Regular strips in BEM over the years included:
- Captain Nuts by "Superswipe," "Schwipe" or "B. L. Schwipe" (some episodes written by Mark Bryant, penciled by Malcolm Lomax, and inked by Superswipe) (issues #6–12) — a spoof of Peanuts
- Mighty Man by Leslie Stannage (issues #9–12)
- Captain Frog by Chris Ash (issues #13–19)
- The Adventures of Stangroom the Woodpecker by Chris Ash (issues #13-16)
- Thundermole by Terry Moore (most issues #13–34)
- Blue Lamp by Terry Moore (issues #21, 28)
- Nasty Comix by Mark Casto (issues #23–28, 36) — underground comix-type strip
- H.M.S. Conqueror by Lockwood and Dave Harwood (issues #25–36)
- The Imago by B. J. Martin and Nick Martin (issues #28, 31–34) — a strip which moved over from the defunct fanzine Graffik Sense

== Notable interview subjects ==
Although BEM ran interviews in early issues, it began running regular interviews with comics industry figures in earnest with Dez Skinn in issue #27, March 1980.

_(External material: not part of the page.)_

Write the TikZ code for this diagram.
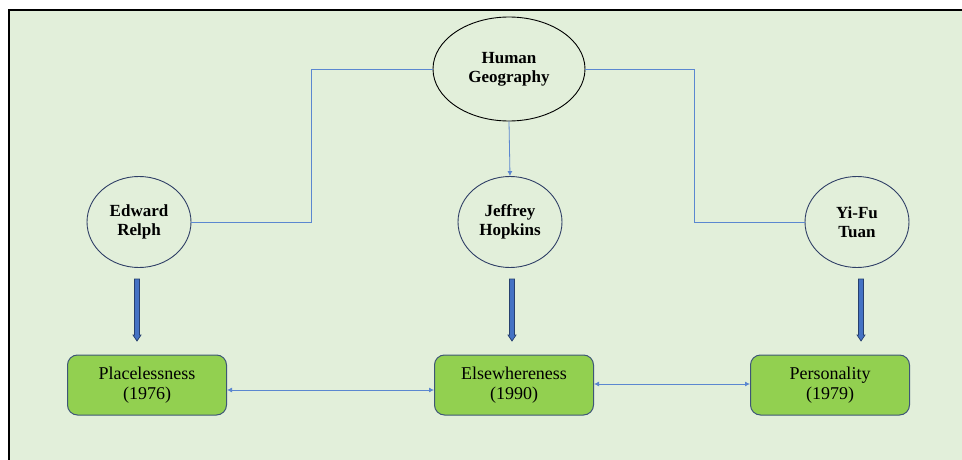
\documentclass[tikz,border=0pt]{standalone}
\usepackage{fontspec}
\setmainfont{Liberation Serif}
\usetikzlibrary{shapes.geometric,arrows.meta,calc}
\definecolor{bgc}{HTML}{E2EFDA}
\definecolor{boxfill}{HTML}{92D050}
\definecolor{boxline}{HTML}{3E5677}
\definecolor{linkc}{HTML}{5B87D0}
\definecolor{ellc}{HTML}{2F3F66}
\definecolor{fatfill}{HTML}{4472C4}
\definecolor{fatline}{HTML}{263F6E}
\tikzset{
  person/.style={ellipse, draw=ellc, line width=0.9pt, font=\bfseries\fontsize{17}{19.5}\selectfont, align=center, inner sep=0pt, minimum width=104pt, minimum height=91pt},
  topic/.style={ellipse, draw=black, line width=0.9pt, font=\bfseries\fontsize{17}{19.5}\selectfont, align=center, inner sep=0pt, minimum width=152pt, minimum height=104pt},
  work/.style={rectangle, rounded corners=10pt, draw=boxline, line width=1pt, fill=boxfill, font=\fontsize{18}{20}\selectfont, align=center, minimum width=159pt, minimum height=60pt, inner sep=0pt},
  link/.style={draw=linkc, line width=0.8pt},
  fat/.style={draw=fatline, fill=fatfill, line width=0.7pt, line join=miter}
}
\newcommand\fatarrow[2]{%
  \path[fat] ($(#1)+(-2.5,0)$) -- ($(#2)+(-2.5,-6)$) -- ($(#2)+(-4,-6)$) -- (#2)
    -- ($(#2)+(4,-6)$) -- ($(#2)+(2.5,-6)$) -- ($(#1)+(2.5,0)$) -- cycle;}
\begin{document}
\begin{tikzpicture}[x=1pt,y=-1pt]
\useasboundingbox (0,0) rectangle (962,460);
\fill[white] (0,0) rectangle (962,460);
\fill[bgc] (9,10) rectangle (962,460);
\draw[black, line width=2pt] (9,460) -- (9,10) -- (962,10);

\node[topic] (hg) at (509,69) {\raisebox{-4pt}{\begin{tabular}{@{}c@{}}Human\\Geography\end{tabular}}};
\node[person] (er) at (139,222) {Edward\\Relph};
\node[person] (jh) at (510,222) {Jeffrey\\Hopkins};
\node[person] (yt) at (857,222) {Yi-Fu\\Tuan};

\node[work] (pl) at (147,385) {Placelessness\\(1976)};
\node[work] (el) at (514,385) {Elsewhereness\\(1990)};
\node[work] (pe) at (830,385) {Personality\\(1979)};

\coordinate (l1) at (311,222);
\coordinate (r1) at (694,222);
\draw[link] (hg.west) -| (l1) -- (er.east);
\draw[link] (hg.east) -| (r1) -- (yt.west);
\draw[link, -{Latex[length=5pt,width=5pt]}] (hg.south) -- (jh.north);

\coordinate (a1) at (137,279); \coordinate (a2) at (137,341);
\coordinate (b1) at (512,279); \coordinate (b2) at (512,341);
\coordinate (c1) at (861,279); \coordinate (c2) at (861,341);
\fatarrow{a1}{a2}
\fatarrow{b1}{b2}
\fatarrow{c1}{c2}

\draw[link, {Latex[length=5pt,width=5pt]}-{Latex[length=5pt,width=5pt]}]
  ($(pl.east)+(0,5)$) -- ($(el.west)+(0,5)$);
\draw[link, {Latex[length=5pt,width=5pt]}-{Latex[length=5pt,width=5pt]}]
  ($(el.east)+(0,-1)$) -- ($(pe.west)+(0,-1)$);
\end{tikzpicture}
\end{document}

- Rob Barrow (#9, May 1976)
- Pat Boyette (#36, 1982)
- Steve Gerber (#18, Apr. 1978)
- Dave Gibbons (#33, Apr. 1981)
- Alan Grant (#29, Aug. 1980)
- Fred Himes (#36, 1982)
- "Howard the Duck" (#12, Feb. 1977)
- Paul Levitz (#30, Nov. 1980)
- Lee Marrs (#32, Feb. 1981)
- Steve MacManus (#29, Aug. 1980)
- Bill Mantlo (#24, July 1979)
- Pat Mills (#35, Spring 1982)
- Arthur Ranson (#36, 1982)
- "Red Sonja" (#19, June 1978)
- P. Craig Russell (#33, Apr. 1981)
- Kurt Schaffenberger (#34, July 1981)
- Dez Skinn (#27, Mar. 1980)
- John Wagner (#29, Aug. 1980)

== Awards ==
BEM was nominated for the Eagle Award for "Favourite Fan Publication" three times, winning the award in 1980 and 1981. The fanzine had earlier led to publisher Lock winning two Eagle Awards — the 1977 Eagle for "Favourite British Fan Personality" and the 1978 Eagle for "Favourite British Writer". (Lock was also nominated for the 1977 Eagle for "Favourite British Comics Writer".)